Panel number three comprised Semida Silveira, professor in Energy Systems Planning Energy and Climate Studies, Lennart Söder, professor in Electric Power Systems and Cecilia Katzeff, associate professor in Human-Computer Interaction.
Here the topic was “Towards a sustainable energy system” showing a future where wind electricity in Sweden will outgrow nuclear. Professor Silveira underlined that urban areas are central in the transformation to a sustainable society. Cecilia Katzeff shared ongoing research on how households can be a strong resource for a more flexible energy system.
The final panel for the day had the theme “Business aspects, recycling and use of waste for the energy sector”. Here, Mats Engwall, professor in Industrial Economics, Janne Wallenius, professor in Nuclear physics, Cecilia Sundberg, associate professor in Industrial Ecology joined forces with Christophe Duwig, associate professor in mechanics.
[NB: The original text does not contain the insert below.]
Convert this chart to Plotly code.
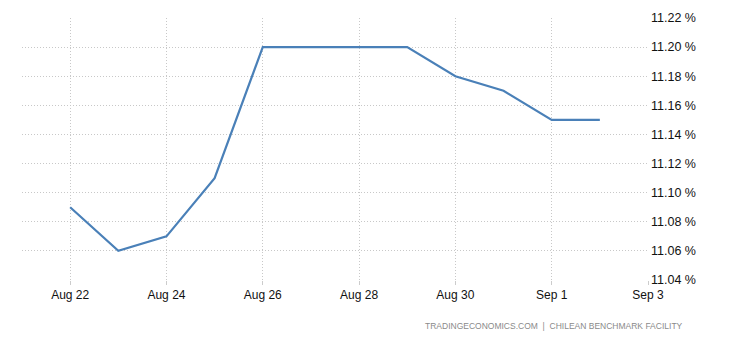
import plotly.graph_objects as go

dates = ["2017-08-22", "2017-08-23", "2017-08-24", "2017-08-25", "2017-08-26", "2017-08-27",
         "2017-08-28", "2017-08-29", "2017-08-30", "2017-08-31", "2017-09-01", "2017-09-02"]
values = [11.09, 11.06, 11.07, 11.11, 11.20, 11.20, 11.20, 11.20, 11.18, 11.17, 11.15, 11.15]

x_tickvals = ["2017-08-22", "2017-08-24", "2017-08-26", "2017-08-28", "2017-08-30", "2017-09-01", "2017-09-03"]
x_ticktext = ["Aug 22", "Aug 24", "Aug 26", "Aug 28", "Aug 30", "Sep 1", "Sep 3"]
y_tickvals = [11.04, 11.06, 11.08, 11.10, 11.12, 11.14, 11.16, 11.18, 11.20, 11.22]
y_ticktext = [f"{v:.2f} %" for v in y_tickvals]

fig = go.Figure()
fig.add_trace(go.Scatter(x=dates, y=values, mode="lines",
                         line=dict(color="#4a80b8", width=2.2)))

fig.update_layout(
    width=730, height=340,
    margin=dict(l=22, r=82, t=18, b=60),
    plot_bgcolor="white", paper_bgcolor="white",
    showlegend=False,
    font=dict(family="DejaVu Sans, Liberation Sans, sans-serif", size=12, color="#111"),
    xaxis=dict(range=["2017-08-21", "2017-09-03"], tickvals=x_tickvals, ticktext=x_ticktext,
               showgrid=True, gridcolor="#c8c8c8", griddash="1px,2px", gridwidth=1,
               zeroline=False, showline=False, ticks="outside", ticklen=4, tickcolor="#cccccc",
               tickfont=dict(family="Liberation Sans, Arial, sans-serif", size=12, color="#111")),
    yaxis=dict(range=[11.04, 11.22], tickvals=y_tickvals, ticktext=y_ticktext, side="right",
               showgrid=True, gridcolor="#c8c8c8", griddash="1px,2px", gridwidth=1,
               zeroline=False, showline=False, ticks="", ticklabelstandoff=2,
               tickfont=dict(family="Liberation Sans, Arial, sans-serif", size=12.5, color="#111")),
    annotations=[dict(text="TRADINGECONOMICS.COM  |  CHILEAN BENCHMARK FACILITY",
                      xref="paper", yref="paper", x=1.059, y=-0.175, xanchor="right", yanchor="middle",
                      showarrow=False,
                      font=dict(family="Liberation Sans, Arial, sans-serif", size=8.5, color="#8a8a8a"))],
)

fig.write_html("out.html")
Engwall stressed the need to focus not only on technological innovation but also on innovative business models. Nuclear physics professor Janne Wallenius showed new possibilities with recycling of nuclear waste. Cecilia Sundberg, gave insights into how biochar can be used as an effective carbon sink. And finally Christophe Duwig emphasized that energy costs today is low and that there are huge possibilities using waste heat.
The day ended with a summary from Lina Bertling Tjernberg, Director of the KTH Energy Platform, and Deputy director Christophe Duwig.
“I believe it's important for us to work simultaneously with long-term goals and short-term ones. To do this, we can think of the T-shaped model of engineering mentioned here today. It makes it possible both to collaborate between fields and to work in our own silos, taking our research forward.”, concluded Lina Bertling Tjernberg. The day was concluded with handing out of prize for the best poster award.